§ DATA FOR THE TASK
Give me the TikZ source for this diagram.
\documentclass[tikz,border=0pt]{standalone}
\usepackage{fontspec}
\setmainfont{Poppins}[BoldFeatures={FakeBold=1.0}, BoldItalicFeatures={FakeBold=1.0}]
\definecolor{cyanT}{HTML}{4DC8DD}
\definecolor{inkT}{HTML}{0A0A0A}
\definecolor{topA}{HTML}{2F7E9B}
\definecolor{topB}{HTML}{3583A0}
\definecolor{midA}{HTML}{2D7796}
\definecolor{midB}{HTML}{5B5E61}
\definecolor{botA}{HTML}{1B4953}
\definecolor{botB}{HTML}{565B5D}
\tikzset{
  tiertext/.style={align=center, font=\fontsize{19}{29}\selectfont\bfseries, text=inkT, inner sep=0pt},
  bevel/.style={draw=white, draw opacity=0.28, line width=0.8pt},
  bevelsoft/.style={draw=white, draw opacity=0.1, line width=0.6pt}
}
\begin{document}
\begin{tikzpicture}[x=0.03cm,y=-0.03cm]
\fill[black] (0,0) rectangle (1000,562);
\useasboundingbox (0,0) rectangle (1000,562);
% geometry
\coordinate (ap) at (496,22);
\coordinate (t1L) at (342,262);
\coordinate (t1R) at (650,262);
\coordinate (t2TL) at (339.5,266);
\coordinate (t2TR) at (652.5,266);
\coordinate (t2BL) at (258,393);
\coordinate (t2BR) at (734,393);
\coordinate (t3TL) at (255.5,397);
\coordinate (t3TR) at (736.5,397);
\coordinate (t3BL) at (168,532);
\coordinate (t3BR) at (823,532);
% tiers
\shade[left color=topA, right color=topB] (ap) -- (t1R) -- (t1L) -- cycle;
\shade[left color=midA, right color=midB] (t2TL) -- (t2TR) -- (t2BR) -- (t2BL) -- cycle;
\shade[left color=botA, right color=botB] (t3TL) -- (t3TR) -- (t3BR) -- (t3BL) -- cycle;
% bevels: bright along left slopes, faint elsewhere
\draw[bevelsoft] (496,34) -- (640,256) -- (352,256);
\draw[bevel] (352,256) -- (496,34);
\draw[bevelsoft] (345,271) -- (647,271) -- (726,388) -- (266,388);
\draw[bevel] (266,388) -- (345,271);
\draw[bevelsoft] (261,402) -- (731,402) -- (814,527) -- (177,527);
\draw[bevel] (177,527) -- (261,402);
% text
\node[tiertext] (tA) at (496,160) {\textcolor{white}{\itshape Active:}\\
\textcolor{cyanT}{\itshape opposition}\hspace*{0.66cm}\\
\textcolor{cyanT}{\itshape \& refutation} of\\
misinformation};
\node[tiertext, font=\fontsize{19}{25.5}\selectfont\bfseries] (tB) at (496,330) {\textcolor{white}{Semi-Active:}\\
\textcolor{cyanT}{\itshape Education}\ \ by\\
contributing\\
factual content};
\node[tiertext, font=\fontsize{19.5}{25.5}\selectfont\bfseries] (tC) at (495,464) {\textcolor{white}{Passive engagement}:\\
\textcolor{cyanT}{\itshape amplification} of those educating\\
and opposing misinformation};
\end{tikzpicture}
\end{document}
==
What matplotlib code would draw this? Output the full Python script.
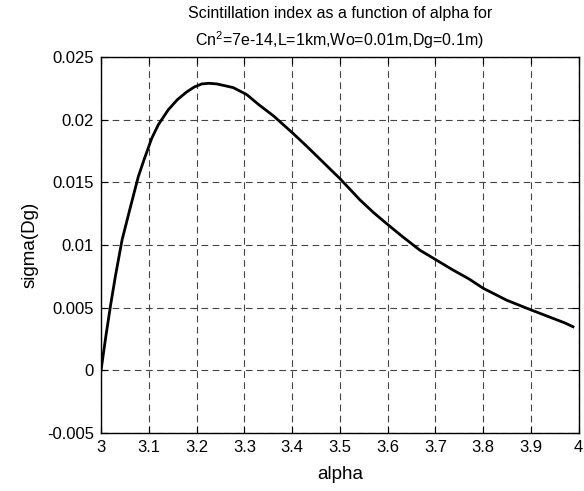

§ TASK TO COMPLETE
Copy every line above that includes the string "draw".

§ SOLUTION
  bevel/.style={draw=white, draw opacity=0.28, line width=0.8pt},
  bevelsoft/.style={draw=white, draw opacity=0.1, line width=0.6pt}
\draw[bevelsoft] (496,34) -- (640,256) -- (352,256);
\draw[bevel] (352,256) -- (496,34);
\draw[bevelsoft] (345,271) -- (647,271) -- (726,388) -- (266,388);
\draw[bevel] (266,388) -- (345,271);
\draw[bevelsoft] (261,402) -- (731,402) -- (814,527) -- (177,527);
\draw[bevel] (177,527) -- (261,402);
What matplotlib code would draw this? Output the full Python script.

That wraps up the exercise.